Saturday, 3 December 2011

Aus (1) - Melbourne to The Grampians

Melbourne riverside

When I finally arrived in Melbourne at 2am after the hassle with Air Pacific, I went straight to the hotel and slept. I had two full days to explore the city before picking up a hire car and hitting the road (and in Australia these are very long roads). The next morning I walked towards town and grabbed a coffee. The couples on the table next to me were all dressed up. When you see a bunch of rough looking guys in suits with wide-knot ties they're either Championship footballers, estate agents or there's a wedding. But it wasn't just the adjacent table. The whole city was full of suits and glamorous women. It was the Melbourne Cup day. Now, I find horse racing tedious (though I appreciate it provides gainful employment to men with bad teeth and growth hormone deficiencies) but here it captivates the city so much that it's declared a public holiday in the Melbourne metropolitan area. Big screens were erected for the event and the riverside was buzzing.
Just like NYC, but they drive on the left
Melbourne was born when John Batman bought several hundred thousand hectares of land from the Aborigines. Buying or selling land was a foreign concept for them so Batman managed to secure the land for just some tools, flour and clothes.
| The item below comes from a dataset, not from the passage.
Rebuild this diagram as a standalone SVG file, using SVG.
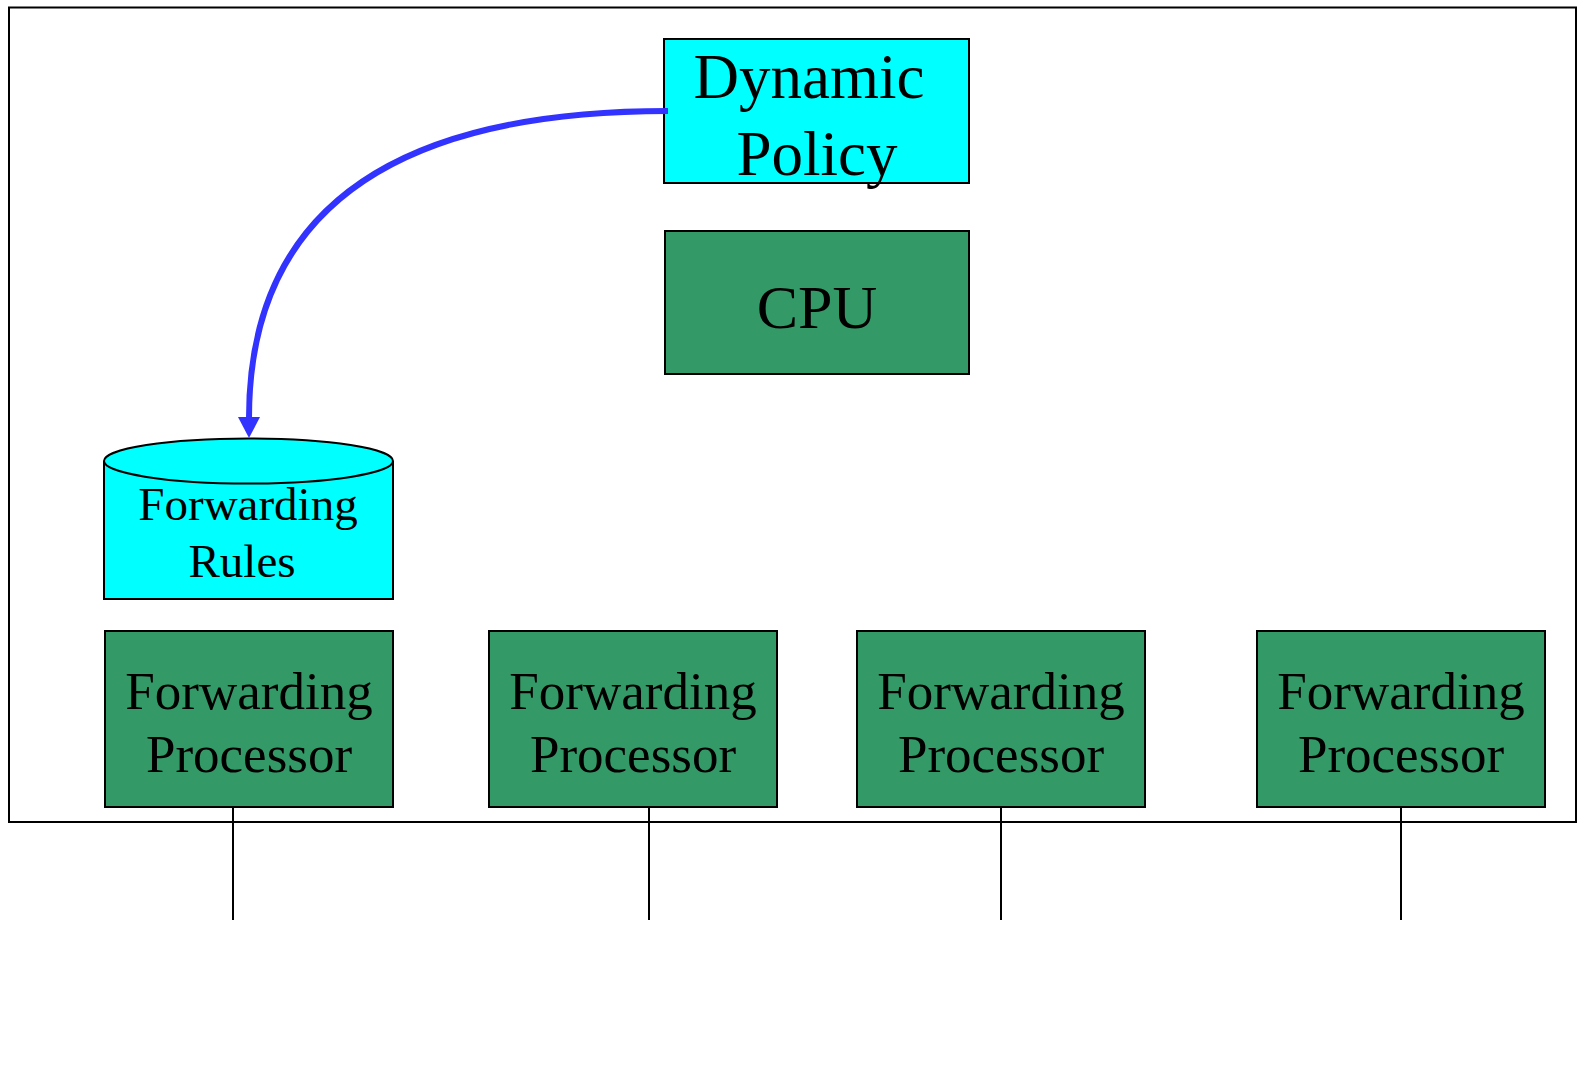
<svg xmlns="http://www.w3.org/2000/svg" width="1577" height="1074" viewBox="0 0 1577 1074">
  <style>
    .frame { fill: none; stroke: #000; stroke-width: 2; }
    .cyan { fill: #00FFFF; stroke: #000; stroke-width: 2; }
    .green { fill: #339966; stroke: #000; stroke-width: 2; }
    .lbl { font-family: "Liberation Serif", "Times New Roman", serif; fill: #000; text-anchor: middle; }
    .link { stroke: #000; stroke-width: 2; fill: none; }
    .flow { stroke: #3333FF; stroke-width: 6; fill: none; }
  </style>
  <defs>
    <marker id="arrow" markerUnits="userSpaceOnUse" markerWidth="26" markerHeight="26" refX="1" refY="11" orient="auto" overflow="visible">
      <polygon points="0,0 21,11 0,22" fill="#3333FF"/>
    </marker>
  </defs>
  <rect width="1577" height="1074" fill="#fff"/>

  <!-- chassis outline -->
  <rect class="frame" x="9" y="7.5" width="1567" height="814.5"/>

  <g id="dynamic-policy">
    <rect class="cyan" x="664" y="39" width="305" height="144"/>
    <text class="lbl" font-size="63" x="809" y="98">Dynamic</text>
    <text class="lbl" font-size="63" x="817" y="175">Policy</text>
  </g>

  <g id="cpu">
    <rect class="green" x="665" y="231" width="304" height="143"/>
    <text class="lbl" font-size="62" x="817" y="328">CPU</text>
  </g>

  <g id="forwarding-rules">
    <path class="cyan" d="M104,461 L104,599 L393,599 L393,461"/>
    <ellipse class="cyan" cx="248.5" cy="461" rx="144.5" ry="22.5"/>
    <text class="lbl" font-size="47" x="248" y="520">Forwarding</text>
    <text class="lbl" font-size="47" x="242" y="577">Rules</text>
  </g>

  <g id="fp1">
    <rect class="green" x="105" y="631" width="288" height="176"/>
    <text class="lbl" font-size="53" x="249" y="709">Forwarding</text>
    <text class="lbl" font-size="53" x="249" y="772">Processor</text>
  </g>
  <g id="fp2">
    <rect class="green" x="489" y="631" width="288" height="176"/>
    <text class="lbl" font-size="53" x="633" y="709">Forwarding</text>
    <text class="lbl" font-size="53" x="633" y="772">Processor</text>
  </g>
  <g id="fp3">
    <rect class="green" x="857" y="631" width="288" height="176"/>
    <text class="lbl" font-size="53" x="1001" y="709">Forwarding</text>
    <text class="lbl" font-size="53" x="1001" y="772">Processor</text>
  </g>
  <g id="fp4">
    <rect class="green" x="1257" y="631" width="288" height="176"/>
    <text class="lbl" font-size="53" x="1401" y="709">Forwarding</text>
    <text class="lbl" font-size="53" x="1401" y="772">Processor</text>
  </g>

  <g id="connectors">
    <path class="flow" d="M668,111 C380,111 249,220 249,418" marker-end="url(#arrow)"/>
    <line class="link" x1="233" y1="807" x2="233" y2="920"/>
    <line class="link" x1="649" y1="807" x2="649" y2="920"/>
    <line class="link" x1="1001" y1="807" x2="1001" y2="920"/>
    <line class="link" x1="1401" y1="807" x2="1401" y2="920"/>
  </g>
</svg>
I shouldn't laugh but it's funny when you see information signs that describe how "Batman took advantage of the Aborigines".

Melbourne has a great food scene: I had some great value feeds in Chinatown and apparently it's one of the best places to get Modern Australian (Mod Oz) cuisine, although I don't really know what that is... as one of my friends said, "Mod Oz is just... food". I burned a lot of these huge meals off by walking around the compact city centre and its many parks.
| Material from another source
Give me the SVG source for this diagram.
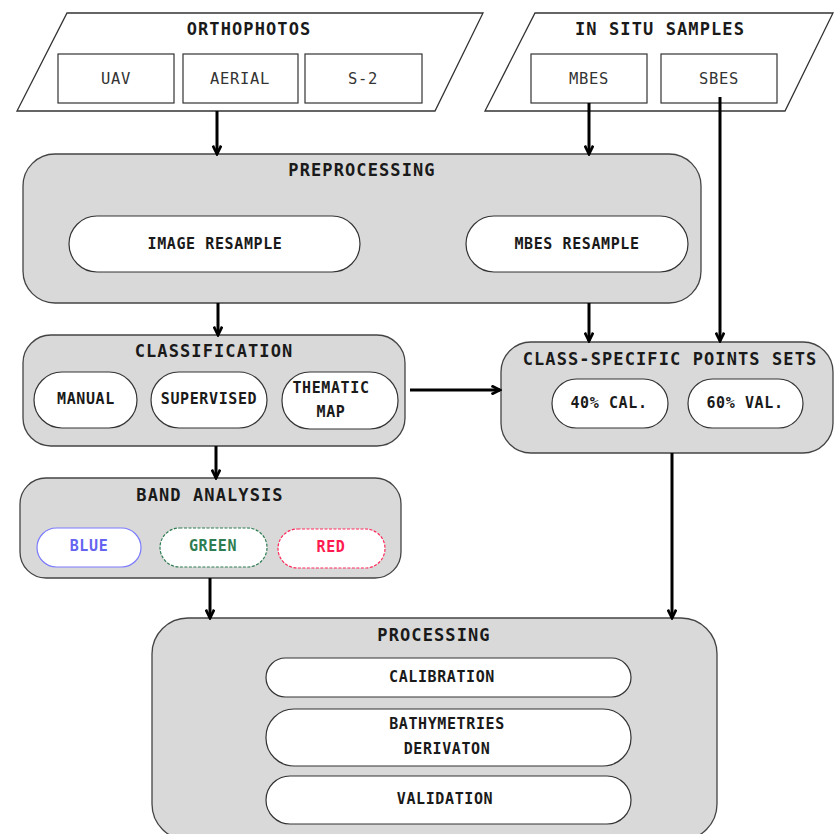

I picked up car and headed for the principal wine region of Victoria, the Yarra Valley. I decided to stay in Healesville, for the lack of a better option and like most of the wine towns I've been to it was the standard mix of fancy B&Bs, Cellar Doors and swanky bistros. I tried to hire a bicycle to attempt to repeat my trip around Marlborough in NZ but in the end I had to admit defeat and take the car. That meant wine tasting but no drinking and, as with most things, spitting out is the least preferred option (ahem...).

I drove south to the Great Ocean Road, 250km of beautiful road hugging the Victoria coast. I passed through small surf towns like Torquay and Anglesea before arriving at the lovely village of Lorne. It was a Saturday and happened to be the first hot weekend of spring, and everyone from Melbourne had made the trip to the coast for surfing and beach time. I walked along the beach to the pier where a group of people fishing had attracted an audience. One guy had snagged a huge 1.5m wide Bull Ray and spent at least half an hour dragging it to shore in order to take the hook out.
Bull Ray at Lorne
This piece of coastline is good for spotting koalas and while driving out of Lorne I kept my eyes peeled for them in the trees. At Kennett River I took a short walk through the forest, looking off into the distance, but this fella was right over my head when I got back to the car: 
Koala, Kennett River

Further down the Road, I passed the 12 Apostles, beautiful rock formations rising out of the ocean, now whittled down to just 6 stacks by the waves. After another close call with fuel I arrived in Port Fairy, a quaint town of sandstone cottages, a little marina and a lighthouse. Black Wallabies hopped around the scrubland near the ocean. At sunset the sky was black with Short-tailed Shearwaters coming back to shore for the evening.
The 12 Apostles
Lighthouse, Port Fairy
The next morning I went to nearby Tower Hill Reserve to walk around the volcanic caldera. There were more koalas here and they seemed completely oblivious to me creeping up close and taking photos. I also saw my first wild emu, which was a lot scrattier than I expected - nothing like those in the cartoons - and my first kangaroo, which comically chased an emu across the carpark. Ever since I arrived in Aus I'd been paranoid of leaving food in my room lest it attract spiders, insects or some other creature with anger management issues. I got chatting with a local family about my mild (I would say healthy) nervousness of Australian animals and they did nothing to put my mind at ease. In fact they pointed out that koalas, which I thought were quite cute even if they did smell of piss, have sharp claws and can attack when you're too close. Also they mentioned that, given these were the first hot days of spring, snakes would be coming out of hibernation and warming up on the paths. Awesome.
A scratty emu 
After gingerly walking around the reserve, I drove inland to Hall's Gap, a very popular one-street village in the mountains of the Grampians National Park. So popular that it has only 300 residents and around 6000 beds. The mountains aren't spectacular, they're all less than 1000m, but they rise quite dramatically out of the flat expanse of wheat fields of the Wimmera. I stayed a couple of days at an eco lodge on the edge of the village, walking in the hills and watching the kangaroos graze of the cricket pitch around the back of the lodge.